**DIRECTIONS FOR THIS TASK:** Only the lines from the start of the data through the line with "ax.spines[side].set_linewidth(1.0)" belong in the copy. Restate them word for word, minus the pictures.
::::::::
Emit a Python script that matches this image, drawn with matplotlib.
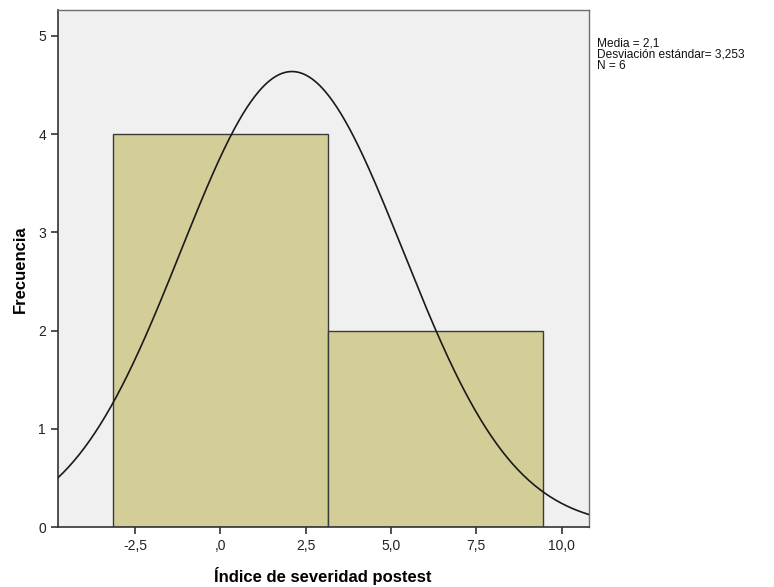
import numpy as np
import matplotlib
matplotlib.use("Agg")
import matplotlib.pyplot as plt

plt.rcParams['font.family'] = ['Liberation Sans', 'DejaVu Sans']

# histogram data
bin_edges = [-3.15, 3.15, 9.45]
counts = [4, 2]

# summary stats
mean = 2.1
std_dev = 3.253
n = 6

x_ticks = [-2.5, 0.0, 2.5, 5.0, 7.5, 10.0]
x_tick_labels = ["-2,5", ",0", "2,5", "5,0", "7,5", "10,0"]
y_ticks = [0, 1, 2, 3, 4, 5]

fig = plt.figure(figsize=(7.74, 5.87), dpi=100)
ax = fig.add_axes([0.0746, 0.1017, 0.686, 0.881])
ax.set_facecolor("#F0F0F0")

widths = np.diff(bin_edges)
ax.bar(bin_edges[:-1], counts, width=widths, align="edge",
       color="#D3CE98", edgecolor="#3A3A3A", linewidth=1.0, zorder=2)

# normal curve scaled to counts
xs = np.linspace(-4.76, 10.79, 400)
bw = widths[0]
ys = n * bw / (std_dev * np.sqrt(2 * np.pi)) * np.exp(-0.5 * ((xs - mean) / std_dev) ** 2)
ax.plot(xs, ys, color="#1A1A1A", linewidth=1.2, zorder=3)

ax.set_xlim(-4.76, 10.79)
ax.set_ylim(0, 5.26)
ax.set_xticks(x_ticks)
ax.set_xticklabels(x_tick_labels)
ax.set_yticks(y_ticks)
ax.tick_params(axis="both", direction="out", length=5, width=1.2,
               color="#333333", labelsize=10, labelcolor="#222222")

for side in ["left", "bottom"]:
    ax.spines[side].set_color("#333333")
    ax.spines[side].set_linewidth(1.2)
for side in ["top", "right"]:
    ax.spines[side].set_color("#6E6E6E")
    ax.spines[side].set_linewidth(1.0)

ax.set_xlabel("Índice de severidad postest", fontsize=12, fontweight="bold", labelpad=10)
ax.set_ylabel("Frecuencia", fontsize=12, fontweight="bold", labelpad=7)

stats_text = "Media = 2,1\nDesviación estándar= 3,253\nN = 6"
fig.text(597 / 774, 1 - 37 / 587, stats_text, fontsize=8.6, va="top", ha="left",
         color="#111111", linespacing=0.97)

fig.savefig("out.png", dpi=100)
::::::::
**PROBLEM SOLUTION:**
Emit a Python script that matches this image, drawn with matplotlib.
import numpy as np
import matplotlib
matplotlib.use("Agg")
import matplotlib.pyplot as plt

plt.rcParams['font.family'] = ['Liberation Sans', 'DejaVu Sans']

# histogram data
bin_edges = [-3.15, 3.15, 9.45]
counts = [4, 2]

# summary stats
mean = 2.1
std_dev = 3.253
n = 6

x_ticks = [-2.5, 0.0, 2.5, 5.0, 7.5, 10.0]
x_tick_labels = ["-2,5", ",0", "2,5", "5,0", "7,5", "10,0"]
y_ticks = [0, 1, 2, 3, 4, 5]

fig = plt.figure(figsize=(7.74, 5.87), dpi=100)
ax = fig.add_axes([0.0746, 0.1017, 0.686, 0.881])
ax.set_facecolor("#F0F0F0")

widths = np.diff(bin_edges)
ax.bar(bin_edges[:-1], counts, width=widths, align="edge",
       color="#D3CE98", edgecolor="#3A3A3A", linewidth=1.0, zorder=2)

# normal curve scaled to counts
xs = np.linspace(-4.76, 10.79, 400)
bw = widths[0]
ys = n * bw / (std_dev * np.sqrt(2 * np.pi)) * np.exp(-0.5 * ((xs - mean) / std_dev) ** 2)
ax.plot(xs, ys, color="#1A1A1A", linewidth=1.2, zorder=3)

ax.set_xlim(-4.76, 10.79)
ax.set_ylim(0, 5.26)
ax.set_xticks(x_ticks)
ax.set_xticklabels(x_tick_labels)
ax.set_yticks(y_ticks)
ax.tick_params(axis="both", direction="out", length=5, width=1.2,
               color="#333333", labelsize=10, labelcolor="#222222")

for side in ["left", "bottom"]:
    ax.spines[side].set_color("#333333")
    ax.spines[side].set_linewidth(1.2)
for side in ["top", "right"]:
    ax.spines[side].set_color("#6E6E6E")
    ax.spines[side].set_linewidth(1.0)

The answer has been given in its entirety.